In my failure to be recognized as Time Magazine’s Father of the Year, I forgot two very important considerations. One, Time Magazine doesn’t confer such an award, and two, I was never nominated by my children.
As a conscientious father, I believe it is my responsibility to shelter my kids from needless pressures, to give them a perspective on life that they can comprehend without feeling afraid or overwhelmed. But let’s face it, it is a scary time in the world, and as my kids grow older they experience anxiety dreams from time to time.
So you can imagine my consternation when I discovered that I am the root cause of their worries.
I discovered it this way. During a lively conversation over dinner my younger son told of a recent nightmare. In his terrifying dream he was playing on the computer and did something to cause an ominous window to pop up. The window said—and I am paraphrasing here based on my own extensive knowledge of computers—Windows has stopped responding for no apparent reason. This computer will shut down your life in 15 . . . 14 . . . 13 . . .
I tried to reassure him. “Computers can be frustrating, but there is nothing to be frightened of,” I lied.
“Oh I wasn’t afraid of the computer, Dad,” he explained. “I was afraid that you would be mad at me for breaking it.”
My daughter then relayed her own bad dream where she was anxiously hiding a Kangaroo in the bathroom in the hopes that I would not get angry at her for harboring a pet Kangaroo in the bathroom.
My older son chimed in too. He told of a nightmare in which he couldn’t locate an important homework assignment. This sounded much more like reality than a dream to me, and I told him so.
“I know,” he said, “and I dreamed that you were yelling at me for losing my homework again.”
“When did I become such an ogre?” I asked rhetorically.
“Let’s see,” mused my older son, “when were the dinosaurs again?”
He doesn’t remember, but sixty million years ago, when he was a baby, he woke up in the middle of the night crying. It was a wail of discomfort, or perhaps a sharp grip of fear; as a new father I didn’t know which.
I came to his crib and lifted him gently into my arms. He was light like an angel feather then. But his tears were desperate, as if they were driven from a formless nightmare.

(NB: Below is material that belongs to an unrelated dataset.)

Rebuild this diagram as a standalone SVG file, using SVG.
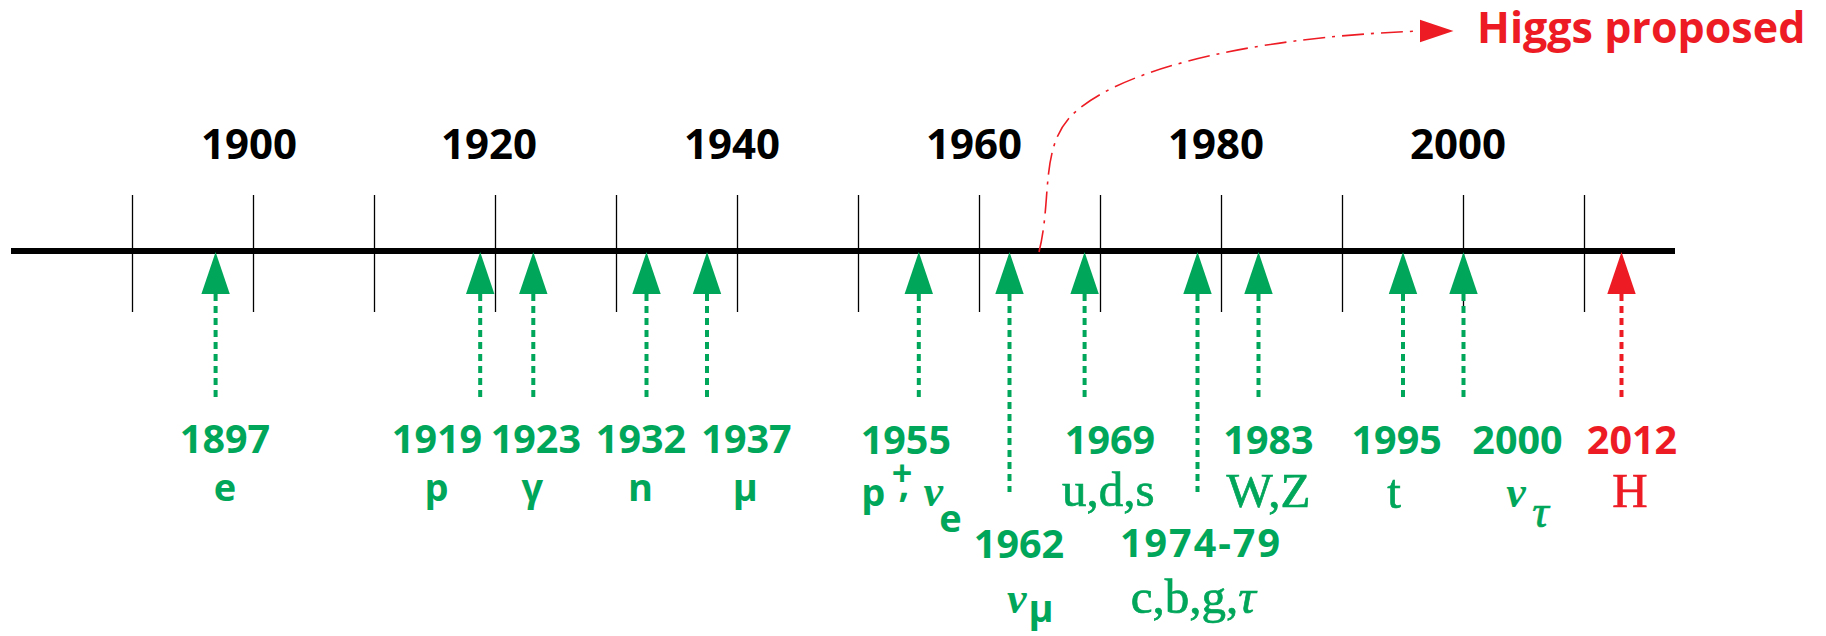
<svg xmlns="http://www.w3.org/2000/svg" xmlns:xlink="http://www.w3.org/1999/xlink" width="1826" height="636" viewBox="0 0 1826 636">
<style>
.axis{stroke:#000;stroke-width:6;fill:none}
.tick{stroke:#000;stroke-width:1.3;fill:none}
.decade{font-family:"Open Sans","Liberation Sans",sans-serif;font-weight:700;font-size:42px;fill:#000;text-anchor:middle}
.g{fill:#00A65A}
.r{fill:#ED1C24}
.dg{stroke:#00A65A;stroke-width:4;stroke-dasharray:7 5;fill:none}
.dr{stroke:#ED1C24;stroke-width:4;stroke-dasharray:7 5;fill:none}
.yr{font-family:"Open Sans","Liberation Sans",sans-serif;font-weight:700;font-size:39.5px;text-anchor:middle}
.ps{font-family:"Open Sans","Liberation Sans",sans-serif;font-weight:700;font-style:normal;font-size:38px;text-anchor:middle}
.sf{font-family:"Liberation Serif","DejaVu Serif",serif;font-weight:400;font-size:49px;text-anchor:middle;stroke-width:0.7}
.sf.g{stroke:#00A65A}
.sf.r{stroke:#ED1C24}
.nu{font-family:"Liberation Serif","DejaVu Serif",serif;font-weight:700;font-style:italic;font-size:44px;text-anchor:middle}
.tau{font-family:"Liberation Serif","DejaVu Serif",serif;font-weight:400;font-style:italic;font-size:46px;text-anchor:middle;stroke:#00A65A;stroke-width:0.7}
.higgs{font-family:"Open Sans","Liberation Sans",sans-serif;font-weight:700;font-size:43px;fill:#ED1C24}
.curve{stroke:#ED1C24;stroke-width:1.6;stroke-dasharray:22 7 3 7;fill:none}
</style>
<defs>
<path id="tri" d="M0 0 L14.2 42 L-14.2 42 Z"/>
</defs>

<g id="axis">
<line class="axis" x1="11" y1="251" x2="1675" y2="251"/>
<g id="ticks">
<line class="tick" x1="132.5" y1="195" x2="132.5" y2="312"/>
<line class="tick" x1="253.5" y1="195" x2="253.5" y2="312"/>
<line class="tick" x1="374.5" y1="195" x2="374.5" y2="312"/>
<line class="tick" x1="495.5" y1="195" x2="495.5" y2="312"/>
<line class="tick" x1="616.5" y1="195" x2="616.5" y2="312"/>
<line class="tick" x1="737.5" y1="195" x2="737.5" y2="312"/>
<line class="tick" x1="858.5" y1="195" x2="858.5" y2="312"/>
<line class="tick" x1="979.5" y1="195" x2="979.5" y2="312"/>
<line class="tick" x1="1100.5" y1="195" x2="1100.5" y2="312"/>
<line class="tick" x1="1221.5" y1="195" x2="1221.5" y2="312"/>
<line class="tick" x1="1342.5" y1="195" x2="1342.5" y2="312"/>
<line class="tick" x1="1463.5" y1="195" x2="1463.5" y2="312"/>
<line class="tick" x1="1584.5" y1="195" x2="1584.5" y2="312"/>
</g>
<g id="decades">
<text class="decade" x="249" y="159">1900</text>
<text class="decade" x="489" y="159">1920</text>
<text class="decade" x="732" y="159">1940</text>
<text class="decade" x="974" y="159">1960</text>
<text class="decade" x="1216" y="159">1980</text>
<text class="decade" x="1458" y="159">2000</text>
</g>
</g>

<g id="connectors">
<path class="curve" d="M1039 252 C1052 200, 1040 150, 1070 117 C1110 75, 1230 38, 1421 31"/>
<polygon class="r" points="1420,19.7 1453.5,31 1420,42.3"/>
</g>

<g id="e1897">
<use xlink:href="#tri" href="#tri" class="g" x="215.6" y="252"/>
<line class="dg" x1="215.6" y1="294" x2="215.6" y2="402"/>
<text class="yr g" x="225" y="453">1897</text>
<text class="ps g" x="225" y="501">e</text>
</g>

<g id="e1919">
<use xlink:href="#tri" href="#tri" class="g" x="480.2" y="252"/>
<line class="dg" x1="480.2" y1="294" x2="480.2" y2="402"/>
<text class="yr g" x="437" y="453">1919</text>
<text class="ps g" x="436.6" y="501">p</text>
</g>

<g id="e1923">
<use xlink:href="#tri" href="#tri" class="g" x="533.3" y="252"/>
<line class="dg" x1="533.3" y1="294" x2="533.3" y2="402"/>
<text class="yr g" x="535.8" y="453">1923</text>
<text class="ps g" x="532.2" y="501">γ</text>
</g>

<g id="e1932">
<use xlink:href="#tri" href="#tri" class="g" x="646.5" y="252"/>
<line class="dg" x1="646.5" y1="294" x2="646.5" y2="402"/>
<text class="yr g" x="641" y="453">1932</text>
<text class="ps g" x="640.5" y="501">n</text>
</g>

<g id="e1937">
<use xlink:href="#tri" href="#tri" class="g" x="707" y="252"/>
<line class="dg" x1="707" y1="294" x2="707" y2="402"/>
<text class="yr g" x="746.5" y="453">1937</text>
<text class="ps g" x="745.3" y="501">μ</text>
</g>

<g id="e1955">
<use xlink:href="#tri" href="#tri" class="g" x="918.8" y="252"/>
<line class="dg" x1="918.8" y1="294" x2="918.8" y2="402"/>
<text class="yr g" x="905.8" y="454">1955</text>
<text class="ps g" x="873.3" y="506">p<tspan x="902" y="486" font-size="36">+</tspan><tspan x="904" y="497">,</tspan><tspan class="nu" x="933.3" y="506">ν</tspan><tspan x="950.5" y="531.7">e</tspan></text>
</g>

<g id="e1962">
<use xlink:href="#tri" href="#tri" class="g" x="1009.5" y="252"/>
<line class="dg" x1="1009.5" y1="294" x2="1009.5" y2="492"/>
<text class="yr g" x="1019" y="558">1962</text>
<text class="nu g" x="1016.7" y="613">ν<tspan class="ps" x="1041" y="622">μ</tspan></text>
</g>

<g id="e1969">
<use xlink:href="#tri" href="#tri" class="g" x="1084.6" y="252"/>
<line class="dg" x1="1084.6" y1="294" x2="1084.6" y2="402"/>
<text class="yr g" x="1110" y="454">1969</text>
<text class="sf g" x="1108.3" y="506" font-size="50">u,d,s</text>
</g>

<g id="e1974">
<use xlink:href="#tri" href="#tri" class="g" x="1197.5" y="252"/>
<line class="dg" x1="1197.5" y1="294" x2="1197.5" y2="492"/>
<text class="yr g" x="1200" y="557" textLength="160" lengthAdjust="spacing">1974-79</text>
<text class="sf g" x="1193.3" y="613" font-size="50">c,b,g,<tspan font-style="italic">τ</tspan></text>
</g>

<g id="e1983">
<use xlink:href="#tri" href="#tri" class="g" x="1258.5" y="252"/>
<line class="dg" x1="1258.5" y1="294" x2="1258.5" y2="402"/>
<text class="yr g" x="1268.5" y="454">1983</text>
<text class="sf g" x="1268.4" y="506.7">W,Z</text>
</g>

<g id="e1995">
<use xlink:href="#tri" href="#tri" class="g" x="1403" y="252"/>
<line class="dg" x1="1403" y1="294" x2="1403" y2="402"/>
<text class="yr g" x="1396.7" y="454">1995</text>
<text class="sf g" x="1394" y="508">t</text>
</g>

<g id="e2000">
<use xlink:href="#tri" href="#tri" class="g" x="1463.5" y="252"/>
<line class="dg" x1="1463.5" y1="294" x2="1463.5" y2="402"/>
<text class="yr g" x="1517.5" y="454">2000</text>
<text class="nu g" x="1516" y="507">ν<tspan class="tau" x="1540.5" y="527">τ</tspan></text>
</g>

<g id="e2012">
<use xlink:href="#tri" href="#tri" class="r" x="1621.5" y="252"/>
<line class="dr" x1="1621.5" y1="294" x2="1621.5" y2="402"/>
<text class="yr r" x="1632" y="454">2012</text>
<text class="sf r" x="1630" y="507">H</text>
</g>

<g id="higgs-label">
<text class="higgs" x="1477" y="43">Higgs proposed</text>
</g>
</svg>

In the dark we sat in a big armchair together. I reclined slightly, with my arms on the wide rests and my and hands clasped comfortably on my lap. My son nestled in the crook of my arm with his tiny head upon my breast and his feet held sure within my hands. It was an effortless position that fit us both well.
Before long, his crying subsided into broken shafts of air. The dinosaurs and other primordial demons recoiled in the awareness that this child was not alone, nor would ever be. And with rhythm and order restored to his world, he fell into safe sleep once more.
For a while, we breathed effortlessly together in the darkness, his head rising and falling gently against my chest, his small body rolling to his own essential swells of living. His pulse was against mine and mine against his, not in time, not out of time, but together, until I could no longer feel where my body ended and his began.
With my eyes shut, I too began to drift away. And then my soft inhales caught a familiar scent, a sweet bygone musky smell, like apples stored in a dusty cellar or chocolate tucked out of reach in a cedar pantry.
The smell was my father. I was in his arms, my head on his solid chest. His strong hands clasped around my feet, giving me foundation. I was just a boy. But I felt warm and safe.
That night in the armchair, we slept as one, my father, my son, and I. And I cried in the morning when I woke, for no apparent reason.
But that was long ago, when the dinosaurs roamed.
That was before I became a mythical ogre and learned that a decent father doesn’t really earn respect until his children hold their first born in their arms at night and secretly wonder how they are going to manage.